Mannheim. Schon der Auftakt ein Erlebnis, die Staatsphilharmonie Rheinland-Pfalz wiegt schwelgerisch in den Konzertabend. Wie zum Auftakt eines Historienfilms entwickeln sich in der Ouvertüre zu Carl Loewes Oratorium „Palestrina“ sanft die Motive. Eine ungewöhnlich reizvolle, fast anachronistisch anmutende Mischung zwischen Romantik und Renaissance tut sich in der Christuskirche auf. Dirigent Tristan Meister hat für seinen professionell besetzten Chor „Vox Quadrata“ für das Jahr 2025 einen selten guten Stoff gefunden. Ein nur einmal aufgeführtes Werk aus dem Jahre 1845, das die Verdienste des genau vor 500 Jahren geborenen Komponisten Giovanni Pierluigi da Palestrina herausstellt.
Palestrina steht an der Schwelle zwischen der „reinen“ Lehre, die weltliche Musik und volkstümlicher Kultur in der Kirche auszuschließen versuchte, und den Bestrebungen, den polyphonen Stil mit verständlichen Texten weiterzuentwickeln. Auf dem Konzil von Trient ist diese Frage entschieden worden: Palestrina bekam mit der eigens komponierten „Missa Papae Marcelli“ den Zuschlag, und dazu ein hohes Amt an der Peterskirche zu Rom.
Ein gemeinsamer Klangkörper, in allen Stimmlagen sicher
Eine geschickte Dramaturgie entfaltet diesen Entscheidungsprozess, in dem Palestrina, seine Frau Fiammetta, Winzer, Jesuiten und päpstliche Krieger miteinander streiten. Rezitative, Quartette, Solisten, Chor und Orchester folgen rasch aufeinander. In die schwärmerische Musik von Carl Loewe mischen sich immer wieder ganze Partien, die von Palestrina stammen: etwa ein ehrfürchtiges „Ave Maria“ oder ein jubilierendes „Hosanna“.
Tristan Meister leitet dieses abwechslungsreiche Szenario mit sicherer Hand, justiert gefühlvoll die Dynamik. Die mit jungen Sängern herausragend besetzte „Vox Quadrata“ ist als gemeinsamer Klangkörper deutlich präsent: in allen Stimmlagen sicher, aufmerksam, nach Bedarf stufenlos zwischen zarter und kraftvoller Intonation modulierend.

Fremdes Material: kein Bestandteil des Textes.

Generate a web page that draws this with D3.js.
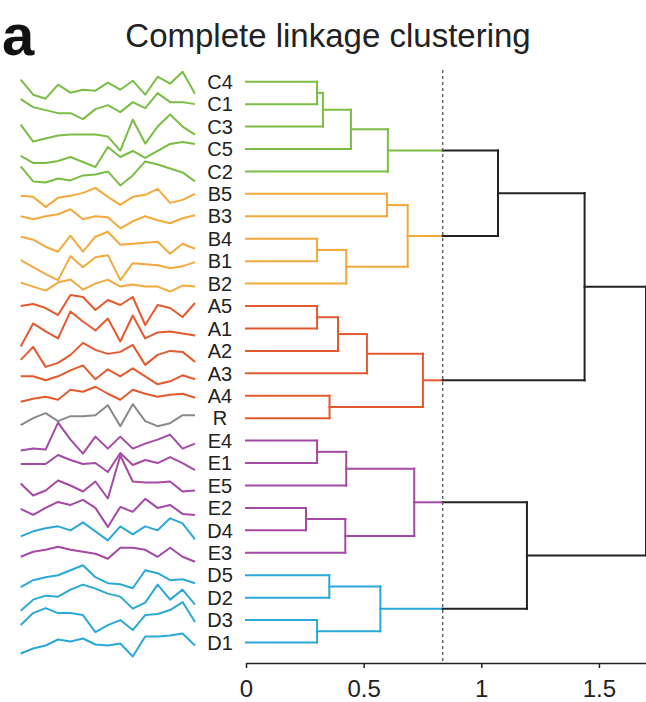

Thematisch und auch musikalisch passend die Wahl des zweiten Werks für den Abend: die Kantate „Die erste Walpurgisnacht von Felix Mendelssohn Bartholdy“, die sich mit den Mächten des Untergrunds, dem Kampf zwischen Druiden und christlichen Wächtern beschäftigt. Chor und Orchester können hier noch einmal eine Spur dynamischer den dialogischen Charakter der Stimm- und Instrumentengruppen akzentuieren.
Wo „Zacken und Gabeln, Kauz und Eule“ in der Textvorlage schon heftig klappern, gestaltet Mendelssohn diesen Teil mit stürmischen Rhythmen zu einem kathartischen Gewitter. So wird der Konzertabend zu einem besonderen Erlebnis der Kirchenmusik: weil beide Werke an die Grenzen des Rahmens stoßen. In der finalen Zeile die Botschaft „Dein Licht, wer kann es rauben“: Gilt sie dem Glauben oder der Musik? Kein Zweifel, Beidem!

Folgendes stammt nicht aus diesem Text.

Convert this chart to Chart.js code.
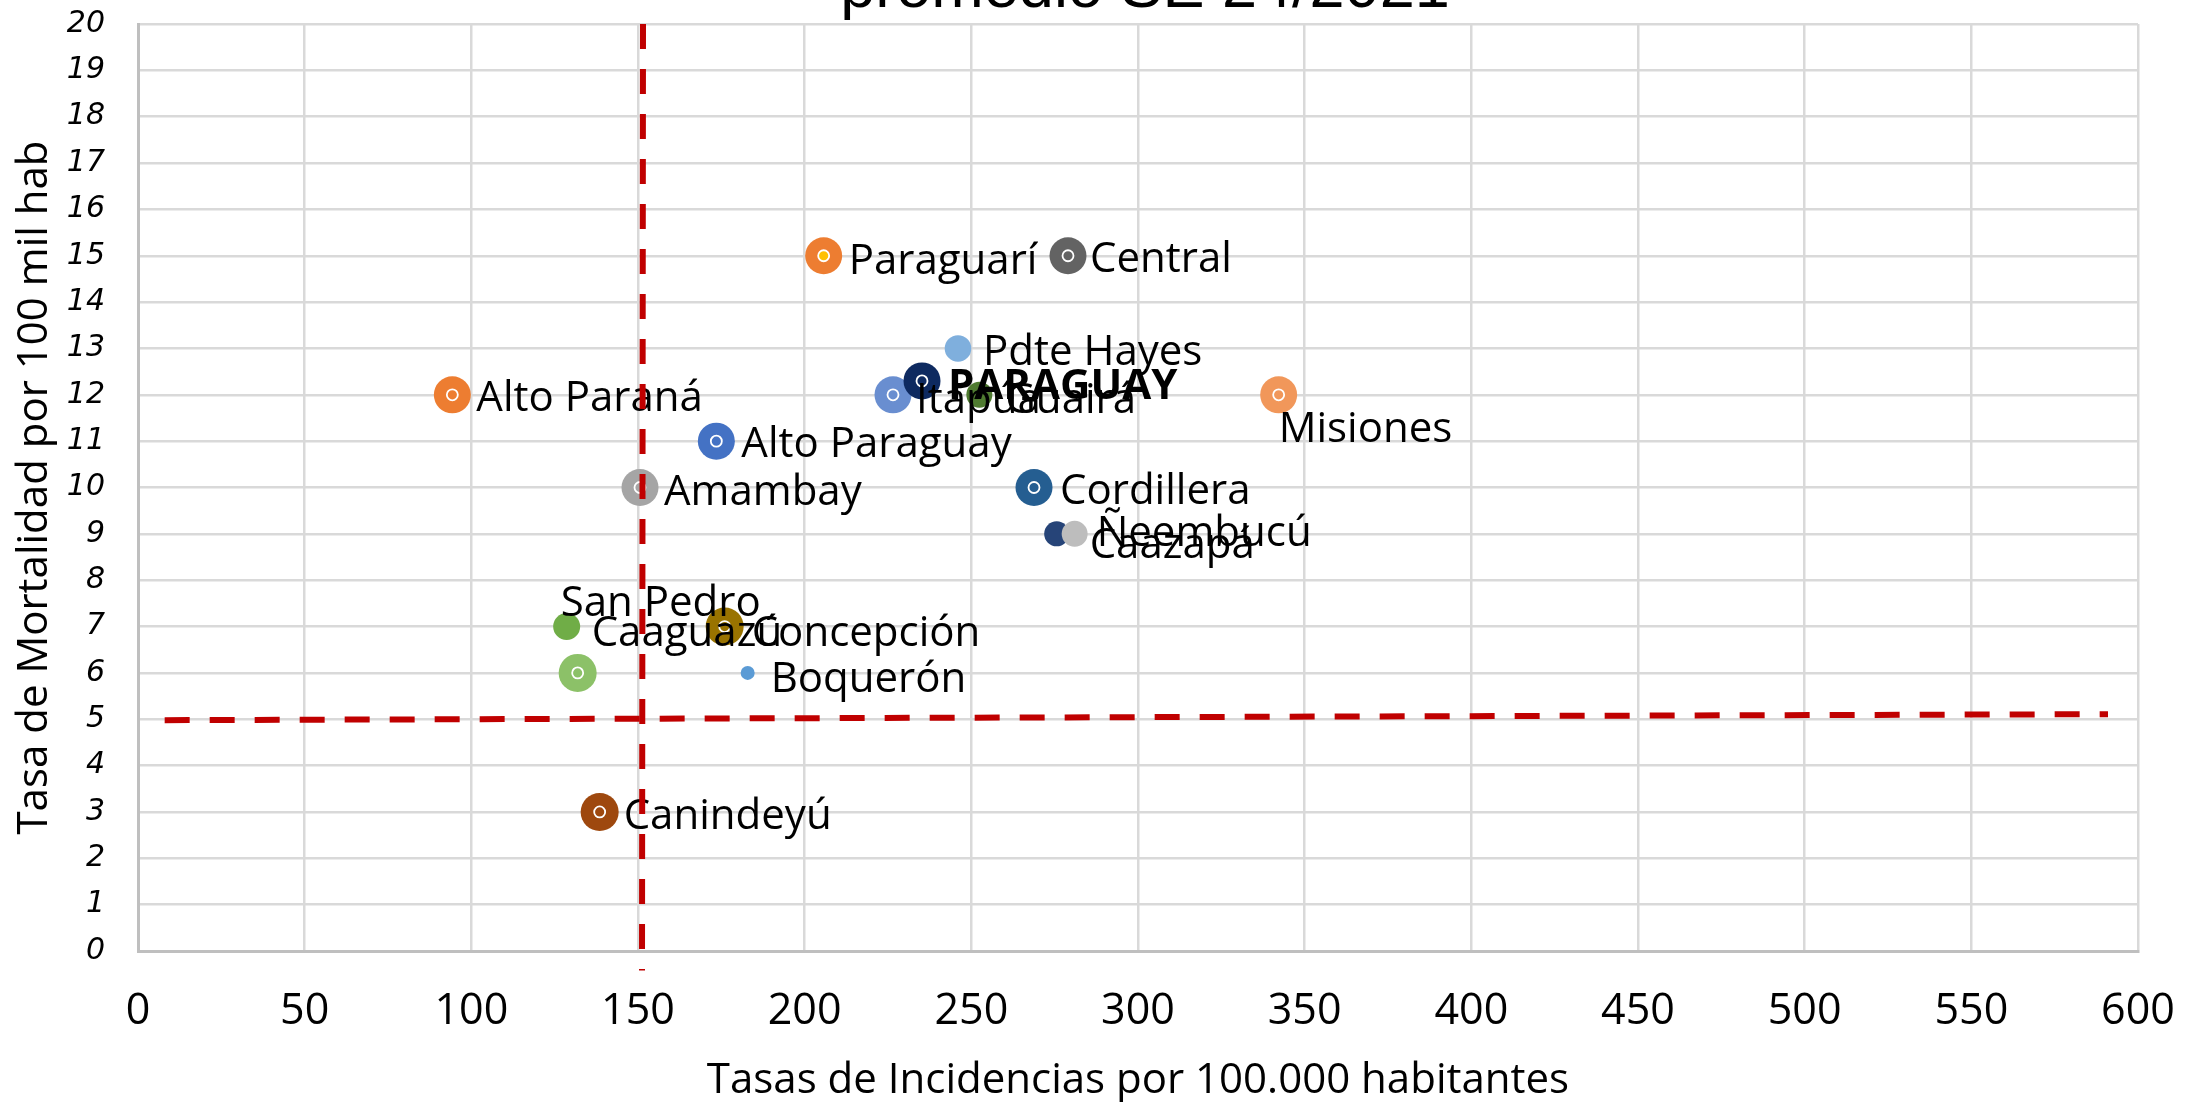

Bei den Solisten hervorzuheben sind Tenor Lukas Siebert, Sopranistin Johanna Beier und Bariton Johannes Hill. Lukas Siebert erscheint in seiner Rolle des erzählenden Palestrina gestisch sehr dem Publikum zugewandt und stimmlich präzise. Johanna Siebert als seine Gattin Fiammetta besticht durch ein wohl austariertes Volumen und warmes Timbre. Johannes Hill, als Priester bei Mendelssohns „Walpurgisnacht“ mit tragender Rolle ausgestattet, gefällt besonders durch seine glaubwürdige emotionale Stimmführung.